## WHAT THE EXERCISE ASKS
Pictures aside, quote the whole listing exactly.

## PROVIDED ENTRIES
◆ ◆ ◆
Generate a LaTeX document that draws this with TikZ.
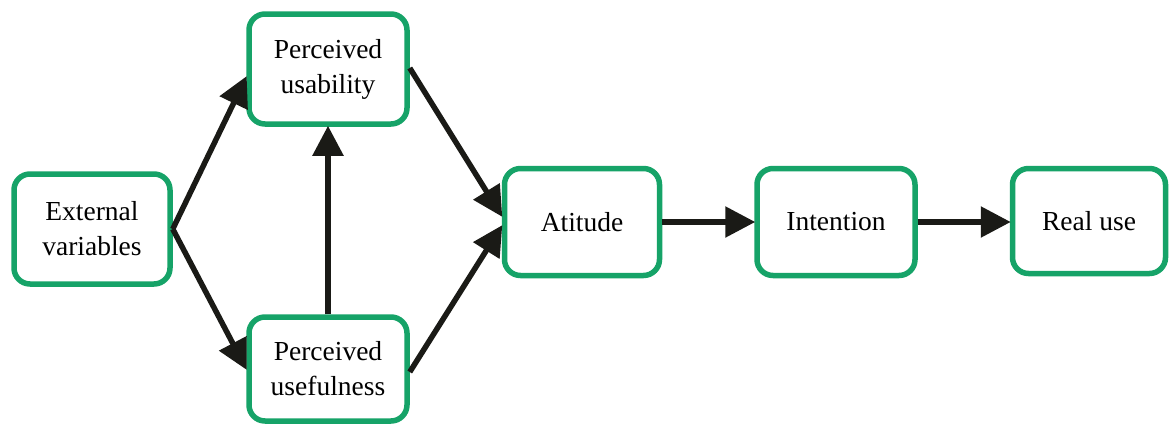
\documentclass[tikz,border=0pt]{standalone}
\usepackage{fontspec}
\setmainfont{Liberation Serif}
\usetikzlibrary{arrows.meta}
\definecolor{boxgreen}{RGB}{22,163,104}
\definecolor{arrowblack}{RGB}{26,26,22}
\tikzset{
  box/.style={draw=boxgreen, line width=5.5pt, rounded corners=16pt, fill=white,
    align=center, inner sep=0pt, font=\fontsize{27.5}{35}\selectfont},
  conn/.style={draw=arrowblack, line width=5.5pt,
    -{Triangle[length=30pt,width=30pt]}, shorten >=-1pt}
}
\begin{document}
\begin{tikzpicture}[x=1pt,y=-1pt]
\useasboundingbox (0,0) rectangle (1170,426);
\node[box, minimum width=156pt, minimum height=110pt] (ext) at (92,229) {External\\variables};
\node[box, minimum width=158pt, minimum height=110pt] (pus) at (328,69) {Perceived\\usability};
\node[box, minimum width=158pt, minimum height=104pt] (puf) at (328,369) {Perceived\\usefulness};
\node[box, minimum width=155pt, minimum height=107pt] (att) at (582,222) {Atitude};
\node[box, minimum width=158pt, minimum height=107pt] (int) at (836,222) {Intention};
\node[box, minimum width=153pt, minimum height=105pt] (real) at (1089,221) {Real use};
\draw[conn] (ext.east) -- ([yshift=-8pt]pus.west);
\draw[conn] (ext.east) -- (puf.west);
\draw[conn] (puf.north) -- (pus.south);
\draw[conn] ([yshift=1pt]pus.east) -- ([yshift=6pt]att.west);
\draw[conn] ([yshift=-3pt]puf.east) -- ([yshift=-4pt]att.west);
\draw[conn] (att.east) -- (int.west);
\draw[conn] (int.east) -- ([yshift=-1pt]real.west);
\end{tikzpicture}
\end{document}
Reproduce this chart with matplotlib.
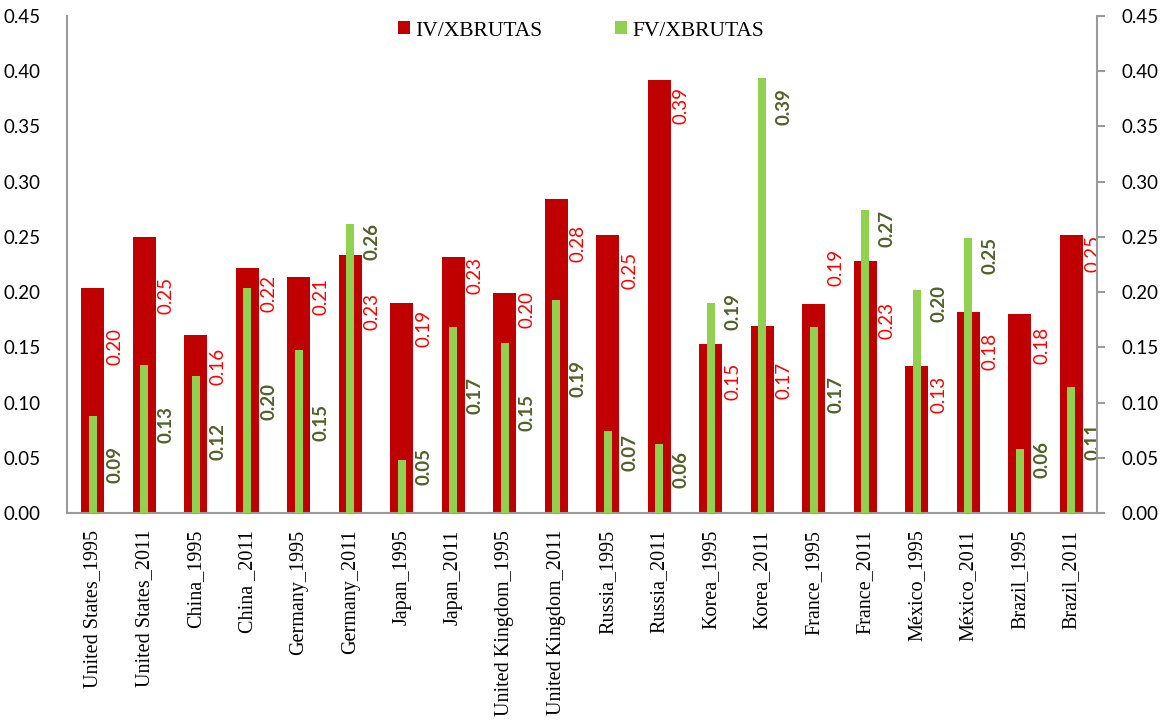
import matplotlib
matplotlib.use("Agg")
import matplotlib.pyplot as plt
import numpy as np

CATEGORIES = [
    "United States_1995", "United States_2011", "China_1995", "China _2011",
    "Germany_1995", "Germany_2011", "Japan_1995", "Japan_2011",
    "United Kingdom_1995", "United Kingdom_2011", "Russia_1995", "Russia_2011",
    "Korea_1995", "Korea_2011", "France_1995", "France_2011",
    "México_1995", "México_2011", "Brazil_1995", "Brazil_2011",
]
IV_XBRUTAS = [0.204, 0.250, 0.161, 0.222, 0.214, 0.234, 0.190, 0.232, 0.199, 0.284,
              0.252, 0.392, 0.153, 0.169, 0.189, 0.228, 0.133, 0.182, 0.180, 0.252]
FV_XBRUTAS = [0.088, 0.134, 0.124, 0.204, 0.148, 0.262, 0.048, 0.168, 0.154, 0.193,
              0.074, 0.062, 0.190, 0.394, 0.168, 0.274, 0.202, 0.249, 0.058, 0.114]

# hand-placed data label heights (label centre, axis units), as in the original
IV_LABEL_POS = [0.151, 0.197, 0.133, 0.199, 0.196, 0.182, 0.167, 0.215, 0.184, 0.244,
                0.220, 0.369, 0.119, 0.120, 0.222, 0.174, 0.107, 0.146, 0.152, 0.235]
FV_LABEL_POS = [0.044, 0.080, 0.065, 0.101, 0.082, 0.246, 0.042, 0.106, 0.091, 0.122,
                0.055, 0.039, 0.182, 0.368, 0.107, 0.258, 0.190, 0.233, 0.048, 0.065]

RED = "#C00000"
GREEN = "#92D050"
RED_TXT = "#FF0000"
GREEN_TXT = "#4F6228"
AXIS_GRAY = "#9A9A9A"
SANS = ["Lato", "DejaVu Sans"]
SERIF = ["Liberation Serif", "DejaVu Serif"]


def main() -> None:
    fig = plt.figure(figsize=(11.62, 7.27), dpi=100)
    ax = fig.add_axes([0.0577, 0.2944, 0.8863, 0.6836])
    x = np.arange(len(CATEGORIES))

    ax.bar(x, IV_XBRUTAS, width=0.44, color=RED, label="IV/XBRUTAS", zorder=2)
    ax.bar(x, FV_XBRUTAS, width=0.16, color=GREEN, label="FV/XBRUTAS", zorder=3)

    for xi, v, p in zip(x, IV_XBRUTAS, IV_LABEL_POS):
        ax.text(xi + 0.43, p, f"{v:.2f}", rotation=90, ha="center", va="center",
                color=RED_TXT, fontsize=13.5, family=SANS, zorder=4)
    for xi, v, p in zip(x, FV_XBRUTAS, FV_LABEL_POS):
        ax.text(xi + 0.43, p, f"{v:.2f}", rotation=90, ha="center", va="center",
                color=GREEN_TXT, fontsize=13.5, fontweight="bold", family=SANS, zorder=4)

    ax.set_xlim(-0.5, len(CATEGORIES) - 0.5)
    ax.set_ylim(0, 0.45)
    yt = np.arange(0, 0.451, 0.05)
    ax.set_yticks(yt)
    ax.set_yticklabels([f"{t:.2f}" for t in yt], family=SANS, fontsize=13.5)
    ax.tick_params(axis="y", length=0, pad=19)
    ax.set_xticks(x)
    ax.set_xticklabels(CATEGORIES, rotation=90, family=SERIF, fontsize=14.5)
    ax.tick_params(axis="x", length=0, pad=12)

    ax.spines["top"].set_visible(False)
    ax.spines["right"].set_visible(False)
    for side in ("left", "bottom"):
        ax.spines[side].set_color(AXIS_GRAY)
        ax.spines[side].set_linewidth(1.5)

    ax2 = ax.twinx()
    ax2.set_ylim(0, 0.45)
    ax2.set_yticks(yt)
    ax2.set_yticklabels([f"{t:.2f}" for t in yt], family=SANS, fontsize=13.5)
    ax2.tick_params(axis="y", length=6, width=1.5, color=AXIS_GRAY, direction="out", pad=12)
    for side in ("top", "left", "bottom"):
        ax2.spines[side].set_visible(False)
    ax2.spines["right"].set_color(AXIS_GRAY)
    ax2.spines["right"].set_linewidth(1.5)

    ax.legend(loc="upper center", bbox_to_anchor=(0.499, 1.015), ncol=2, frameon=False,
              prop={"family": SERIF, "size": 15.5}, handlelength=0.55, handleheight=0.55,
              handletextpad=0.25, columnspacing=3.4, borderaxespad=0.2)

    fig.savefig("out.png", dpi=100)


if __name__ == "__main__":
    main()
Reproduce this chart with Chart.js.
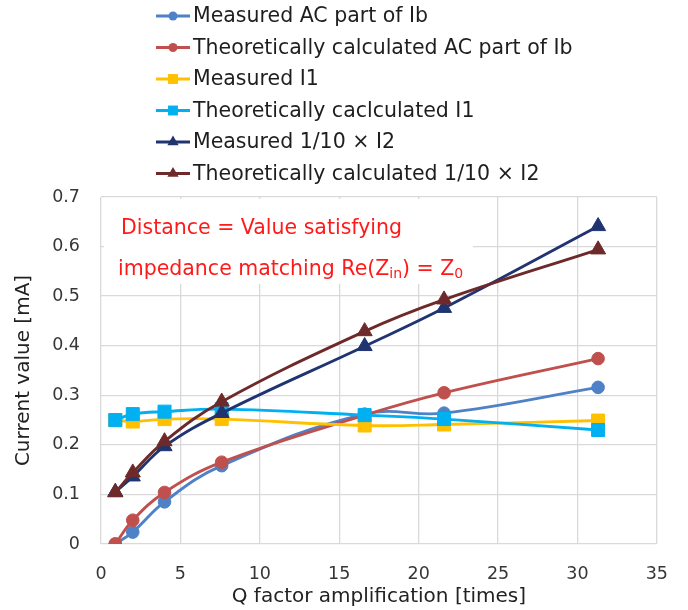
◆ ◆ ◆
## EXERCISE RESPONSE
Generate a LaTeX document that draws this with TikZ.
\documentclass[tikz,border=0pt]{standalone}
\usepackage{fontspec}
\setmainfont{Liberation Serif}
\usetikzlibrary{arrows.meta}
\definecolor{boxgreen}{RGB}{22,163,104}
\definecolor{arrowblack}{RGB}{26,26,22}
\tikzset{
  box/.style={draw=boxgreen, line width=5.5pt, rounded corners=16pt, fill=white,
    align=center, inner sep=0pt, font=\fontsize{27.5}{35}\selectfont},
  conn/.style={draw=arrowblack, line width=5.5pt,
    -{Triangle[length=30pt,width=30pt]}, shorten >=-1pt}
}
\begin{document}
\begin{tikzpicture}[x=1pt,y=-1pt]
\useasboundingbox (0,0) rectangle (1170,426);
\node[box, minimum width=156pt, minimum height=110pt] (ext) at (92,229) {External\\variables};
\node[box, minimum width=158pt, minimum height=110pt] (pus) at (328,69) {Perceived\\usability};
\node[box, minimum width=158pt, minimum height=104pt] (puf) at (328,369) {Perceived\\usefulness};
\node[box, minimum width=155pt, minimum height=107pt] (att) at (582,222) {Atitude};
\node[box, minimum width=158pt, minimum height=107pt] (int) at (836,222) {Intention};
\node[box, minimum width=153pt, minimum height=105pt] (real) at (1089,221) {Real use};
\draw[conn] (ext.east) -- ([yshift=-8pt]pus.west);
\draw[conn] (ext.east) -- (puf.west);
\draw[conn] (puf.north) -- (pus.south);
\draw[conn] ([yshift=1pt]pus.east) -- ([yshift=6pt]att.west);
\draw[conn] ([yshift=-3pt]puf.east) -- ([yshift=-4pt]att.west);
\draw[conn] (att.east) -- (int.west);
\draw[conn] (int.east) -- ([yshift=-1pt]real.west);
\end{tikzpicture}
\end{document}
Reproduce this chart with matplotlib.
import matplotlib
matplotlib.use("Agg")
import matplotlib.pyplot as plt
import numpy as np

CATEGORIES = [
    "United States_1995", "United States_2011", "China_1995", "China _2011",
    "Germany_1995", "Germany_2011", "Japan_1995", "Japan_2011",
    "United Kingdom_1995", "United Kingdom_2011", "Russia_1995", "Russia_2011",
    "Korea_1995", "Korea_2011", "France_1995", "France_2011",
    "México_1995", "México_2011", "Brazil_1995", "Brazil_2011",
]
IV_XBRUTAS = [0.204, 0.250, 0.161, 0.222, 0.214, 0.234, 0.190, 0.232, 0.199, 0.284,
              0.252, 0.392, 0.153, 0.169, 0.189, 0.228, 0.133, 0.182, 0.180, 0.252]
FV_XBRUTAS = [0.088, 0.134, 0.124, 0.204, 0.148, 0.262, 0.048, 0.168, 0.154, 0.193,
              0.074, 0.062, 0.190, 0.394, 0.168, 0.274, 0.202, 0.249, 0.058, 0.114]

# hand-placed data label heights (label centre, axis units), as in the original
IV_LABEL_POS = [0.151, 0.197, 0.133, 0.199, 0.196, 0.182, 0.167, 0.215, 0.184, 0.244,
                0.220, 0.369, 0.119, 0.120, 0.222, 0.174, 0.107, 0.146, 0.152, 0.235]
FV_LABEL_POS = [0.044, 0.080, 0.065, 0.101, 0.082, 0.246, 0.042, 0.106, 0.091, 0.122,
                0.055, 0.039, 0.182, 0.368, 0.107, 0.258, 0.190, 0.233, 0.048, 0.065]

RED = "#C00000"
GREEN = "#92D050"
RED_TXT = "#FF0000"
GREEN_TXT = "#4F6228"
AXIS_GRAY = "#9A9A9A"
SANS = ["Lato", "DejaVu Sans"]
SERIF = ["Liberation Serif", "DejaVu Serif"]


def main() -> None:
    fig = plt.figure(figsize=(11.62, 7.27), dpi=100)
    ax = fig.add_axes([0.0577, 0.2944, 0.8863, 0.6836])
    x = np.arange(len(CATEGORIES))

    ax.bar(x, IV_XBRUTAS, width=0.44, color=RED, label="IV/XBRUTAS", zorder=2)
    ax.bar(x, FV_XBRUTAS, width=0.16, color=GREEN, label="FV/XBRUTAS", zorder=3)

    for xi, v, p in zip(x, IV_XBRUTAS, IV_LABEL_POS):
        ax.text(xi + 0.43, p, f"{v:.2f}", rotation=90, ha="center", va="center",
                color=RED_TXT, fontsize=13.5, family=SANS, zorder=4)
    for xi, v, p in zip(x, FV_XBRUTAS, FV_LABEL_POS):
        ax.text(xi + 0.43, p, f"{v:.2f}", rotation=90, ha="center", va="center",
                color=GREEN_TXT, fontsize=13.5, fontweight="bold", family=SANS, zorder=4)

    ax.set_xlim(-0.5, len(CATEGORIES) - 0.5)
    ax.set_ylim(0, 0.45)
    yt = np.arange(0, 0.451, 0.05)
    ax.set_yticks(yt)
    ax.set_yticklabels([f"{t:.2f}" for t in yt], family=SANS, fontsize=13.5)
    ax.tick_params(axis="y", length=0, pad=19)
    ax.set_xticks(x)
    ax.set_xticklabels(CATEGORIES, rotation=90, family=SERIF, fontsize=14.5)
    ax.tick_params(axis="x", length=0, pad=12)

    ax.spines["top"].set_visible(False)
    ax.spines["right"].set_visible(False)
    for side in ("left", "bottom"):
        ax.spines[side].set_color(AXIS_GRAY)
        ax.spines[side].set_linewidth(1.5)

    ax2 = ax.twinx()
    ax2.set_ylim(0, 0.45)
    ax2.set_yticks(yt)
    ax2.set_yticklabels([f"{t:.2f}" for t in yt], family=SANS, fontsize=13.5)
    ax2.tick_params(axis="y", length=6, width=1.5, color=AXIS_GRAY, direction="out", pad=12)
    for side in ("top", "left", "bottom"):
        ax2.spines[side].set_visible(False)
    ax2.spines["right"].set_color(AXIS_GRAY)
    ax2.spines["right"].set_linewidth(1.5)

    ax.legend(loc="upper center", bbox_to_anchor=(0.499, 1.015), ncol=2, frameon=False,
              prop={"family": SERIF, "size": 15.5}, handlelength=0.55, handleheight=0.55,
              handletextpad=0.25, columnspacing=3.4, borderaxespad=0.2)

    fig.savefig("out.png", dpi=100)


if __name__ == "__main__":
    main()
Reproduce this chart with Chart.js.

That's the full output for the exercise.